Change: The stage during which staff need to understand why change is occurring and the role they will have in the change process. The fire chief must take a leadership role in this stage, as staff need to have an active role in identifying the new behaviours, attitudes and values of the department. This is the time to review the department’s existing mission, vision and values and, if necessary, take the department through a communicative process to create new mission, vision and value statements.

Refreeze: The third stage of Lewin’s model identifies the supporting mechanisms put into place to reinforce the new behaviours, attitudes and values. At this stage staff are embracing the change process and are also incorporating the change into the daily operations.

A simple breakdown of Lewin’s change model can be applied to a fire department implementing a mandatory seatbelt policy.

Unfreeze: The chief and the occupational health and safety committee (OHSC) recognize that the department’s current culture does not reinforce the wearing of seatbelts. Because the chief and the OHSC recognize the value of wearing seatbelts, a communication strategy is implemented to educate staff in the department regarding the use of seatbelts.

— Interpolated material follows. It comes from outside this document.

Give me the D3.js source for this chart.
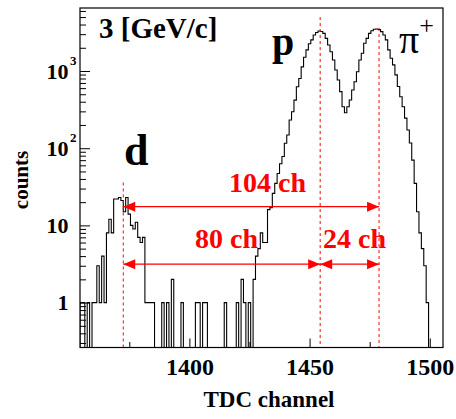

Change: The chief and representatives from the OHSC meet with staff to inform them of the value of wearing seatbelts and solicit feedback. Staff may support the concept and understand the necessity of wearing seatbelts, and, through the change process, may request a six-month probationary period to ease into the new behaviour.

Refreeze: A department SOP/G is created “to buckle up” before the apparatus leaves the station. For the first six months, the officer demonstrates leadership by reminding personnel on the truck to buckle up. After the six-month period members are held accountable for not buckling up.

Positive Organizational Scholarship
Our departments are living organisms and personnel provide the good, the bad and the ugly. If our personnel have a mental image of the department being dysfunctional and an unhealthy work environment, they will find the behaviours and attitudes to prove themselves right. Conversely, if personnel look for those things in the department that are healthy and creative, they will find these behaviours and act accordingly. Positive Organizational Scholarship (POS) promotes member involvement in creating a shared vision, which, in turn, creates a powerful image of what the department can be. The vision becomes the guiding light for the department, where decisions are based upon the shared vision.

Cameron and Caza (2005), while writing for the Michigan Ross School of Business, identified POS as, “the investigation of what goes right in organizations (rather than what goes wrong), what is life-giving (rather than life-depleting), what is experienced as good (rather than bad), what is inspiring (rather than depressing) and what elevates individuals and systems (rather than diminishes them).

To create change in the department while implementing the POS model, the chief can adhere to five basic phases.

Inquire: This is the information-seeking phase during which the subject of change is determined and personnel are engaged in the information- gathering procedures. The focus of change must be vital to the department and personnel so it takes on positive attributes.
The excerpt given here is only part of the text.